<<<<
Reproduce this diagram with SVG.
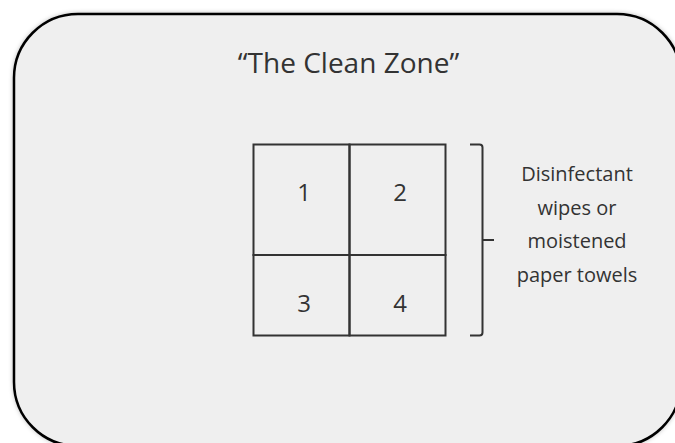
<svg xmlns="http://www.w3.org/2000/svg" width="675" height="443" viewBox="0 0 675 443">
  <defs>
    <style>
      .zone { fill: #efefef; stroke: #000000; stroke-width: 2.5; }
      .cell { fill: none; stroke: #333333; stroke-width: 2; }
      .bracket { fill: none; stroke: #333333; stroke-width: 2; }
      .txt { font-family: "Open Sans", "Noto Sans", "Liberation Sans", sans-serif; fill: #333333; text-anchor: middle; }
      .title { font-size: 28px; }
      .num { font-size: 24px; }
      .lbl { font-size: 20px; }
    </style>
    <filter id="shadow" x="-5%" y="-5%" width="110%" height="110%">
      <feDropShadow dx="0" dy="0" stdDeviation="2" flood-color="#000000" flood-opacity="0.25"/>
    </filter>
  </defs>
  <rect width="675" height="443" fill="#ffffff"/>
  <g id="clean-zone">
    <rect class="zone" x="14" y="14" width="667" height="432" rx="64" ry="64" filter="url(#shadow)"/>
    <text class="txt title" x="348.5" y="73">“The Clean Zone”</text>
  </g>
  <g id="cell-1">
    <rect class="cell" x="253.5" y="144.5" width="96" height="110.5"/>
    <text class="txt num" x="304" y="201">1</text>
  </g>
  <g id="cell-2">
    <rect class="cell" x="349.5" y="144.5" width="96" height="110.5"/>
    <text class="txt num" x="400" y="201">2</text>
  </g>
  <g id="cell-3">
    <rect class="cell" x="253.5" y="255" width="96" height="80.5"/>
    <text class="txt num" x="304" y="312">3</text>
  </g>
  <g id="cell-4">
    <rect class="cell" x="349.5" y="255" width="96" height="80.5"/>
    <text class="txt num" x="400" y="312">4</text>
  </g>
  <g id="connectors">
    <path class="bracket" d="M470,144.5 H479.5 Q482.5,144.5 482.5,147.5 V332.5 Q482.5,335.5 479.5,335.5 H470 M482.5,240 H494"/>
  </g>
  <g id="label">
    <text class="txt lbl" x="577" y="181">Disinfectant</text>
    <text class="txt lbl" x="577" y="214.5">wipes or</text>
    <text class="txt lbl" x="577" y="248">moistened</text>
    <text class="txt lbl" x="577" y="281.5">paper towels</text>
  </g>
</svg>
>>>>
<<<<
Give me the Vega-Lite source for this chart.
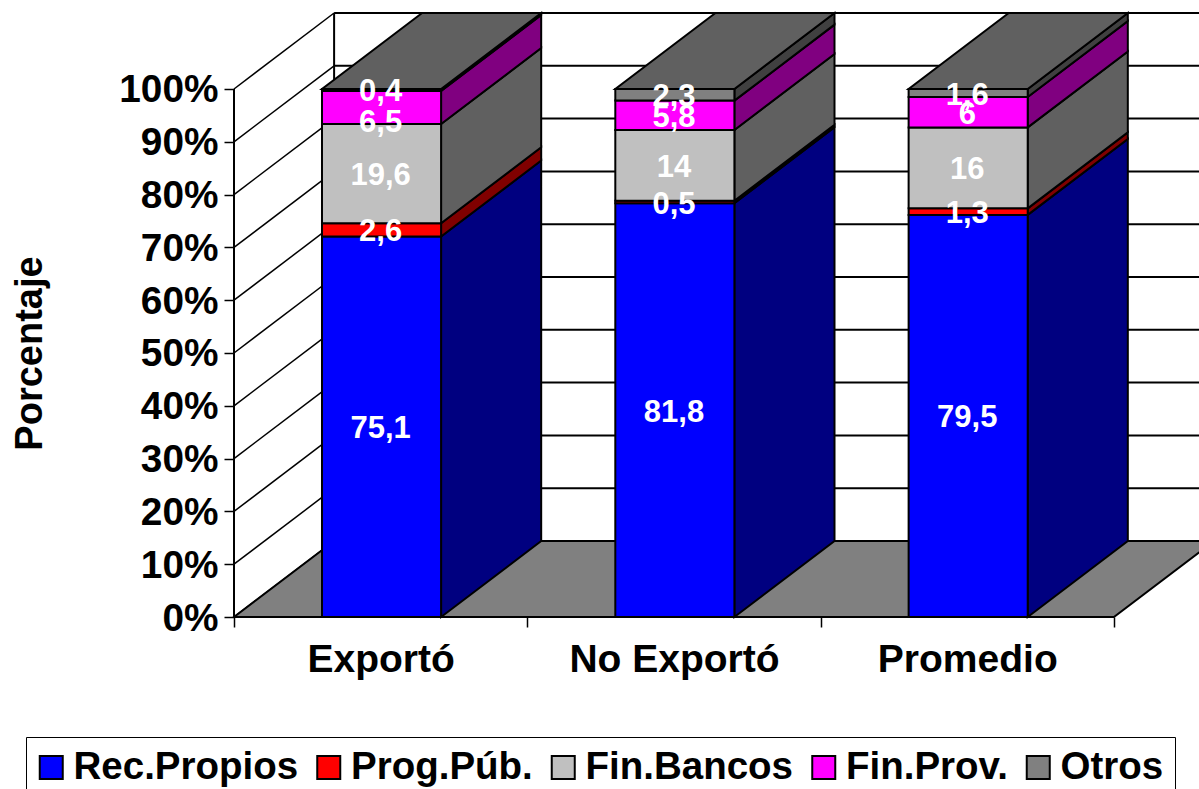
>>>>
<<<<
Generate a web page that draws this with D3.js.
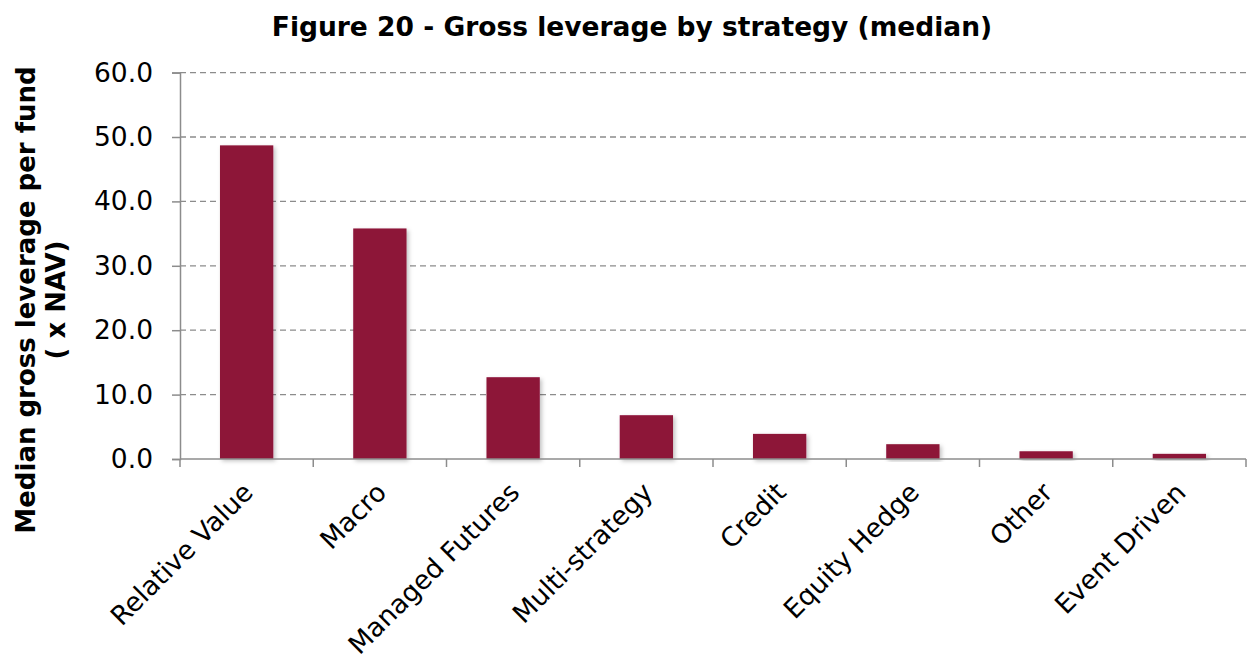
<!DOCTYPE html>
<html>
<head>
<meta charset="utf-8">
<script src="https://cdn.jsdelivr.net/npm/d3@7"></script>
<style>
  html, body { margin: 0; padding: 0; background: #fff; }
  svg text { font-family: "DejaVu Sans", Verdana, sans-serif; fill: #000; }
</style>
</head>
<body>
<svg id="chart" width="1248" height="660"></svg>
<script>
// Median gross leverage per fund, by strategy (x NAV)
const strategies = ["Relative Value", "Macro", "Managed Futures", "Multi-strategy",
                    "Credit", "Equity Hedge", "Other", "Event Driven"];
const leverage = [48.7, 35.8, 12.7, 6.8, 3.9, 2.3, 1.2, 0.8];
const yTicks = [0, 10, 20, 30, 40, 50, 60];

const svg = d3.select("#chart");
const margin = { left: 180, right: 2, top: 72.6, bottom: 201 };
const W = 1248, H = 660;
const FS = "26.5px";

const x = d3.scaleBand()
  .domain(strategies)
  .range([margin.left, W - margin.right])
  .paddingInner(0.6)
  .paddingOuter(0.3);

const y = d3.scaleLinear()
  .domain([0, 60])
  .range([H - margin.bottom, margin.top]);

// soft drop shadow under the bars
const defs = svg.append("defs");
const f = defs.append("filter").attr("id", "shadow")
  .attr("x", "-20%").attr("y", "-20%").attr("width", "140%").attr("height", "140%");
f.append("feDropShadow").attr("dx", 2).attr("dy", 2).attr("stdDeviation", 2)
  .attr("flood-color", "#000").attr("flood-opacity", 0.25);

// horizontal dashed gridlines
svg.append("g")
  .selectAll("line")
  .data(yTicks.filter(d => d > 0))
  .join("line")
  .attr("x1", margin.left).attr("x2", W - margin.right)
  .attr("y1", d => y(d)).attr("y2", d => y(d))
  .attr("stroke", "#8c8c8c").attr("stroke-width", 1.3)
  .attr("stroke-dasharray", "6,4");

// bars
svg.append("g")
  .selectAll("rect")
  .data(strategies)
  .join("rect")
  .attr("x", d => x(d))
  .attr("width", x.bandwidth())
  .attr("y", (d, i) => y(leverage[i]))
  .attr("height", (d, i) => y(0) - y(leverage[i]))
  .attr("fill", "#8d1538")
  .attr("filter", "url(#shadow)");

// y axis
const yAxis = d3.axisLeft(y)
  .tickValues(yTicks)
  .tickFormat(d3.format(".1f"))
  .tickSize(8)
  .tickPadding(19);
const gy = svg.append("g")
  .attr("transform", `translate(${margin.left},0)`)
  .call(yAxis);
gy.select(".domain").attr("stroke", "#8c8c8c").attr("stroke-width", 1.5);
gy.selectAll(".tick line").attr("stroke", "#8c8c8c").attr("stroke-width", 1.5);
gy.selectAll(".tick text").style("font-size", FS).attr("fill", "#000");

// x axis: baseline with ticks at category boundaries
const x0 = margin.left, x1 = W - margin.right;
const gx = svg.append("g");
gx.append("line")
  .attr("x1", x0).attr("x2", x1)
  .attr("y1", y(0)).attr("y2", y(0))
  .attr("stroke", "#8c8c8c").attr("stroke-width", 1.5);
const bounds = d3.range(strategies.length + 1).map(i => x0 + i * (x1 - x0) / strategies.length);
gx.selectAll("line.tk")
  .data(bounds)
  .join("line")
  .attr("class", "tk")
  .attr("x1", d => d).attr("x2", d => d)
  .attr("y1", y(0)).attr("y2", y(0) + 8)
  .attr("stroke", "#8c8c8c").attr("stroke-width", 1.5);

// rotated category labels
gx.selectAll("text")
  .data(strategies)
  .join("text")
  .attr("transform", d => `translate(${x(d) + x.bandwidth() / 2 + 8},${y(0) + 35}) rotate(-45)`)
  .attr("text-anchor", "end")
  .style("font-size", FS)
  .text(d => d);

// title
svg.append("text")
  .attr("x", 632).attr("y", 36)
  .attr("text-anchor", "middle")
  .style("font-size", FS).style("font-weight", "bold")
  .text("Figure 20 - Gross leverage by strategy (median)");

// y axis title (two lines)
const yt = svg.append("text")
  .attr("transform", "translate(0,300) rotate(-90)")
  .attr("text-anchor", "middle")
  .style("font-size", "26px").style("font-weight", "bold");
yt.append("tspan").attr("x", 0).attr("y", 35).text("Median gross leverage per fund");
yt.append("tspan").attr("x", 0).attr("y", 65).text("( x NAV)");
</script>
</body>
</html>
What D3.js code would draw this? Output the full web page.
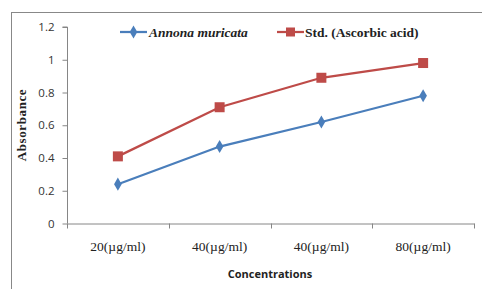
>>>>
TO DO
Copy all lines from the material that hold "page".

SOLUTION TO THIS EXERCISE
Generate a web page that draws this with D3.js.
What D3.js code would draw this? Output the full web page.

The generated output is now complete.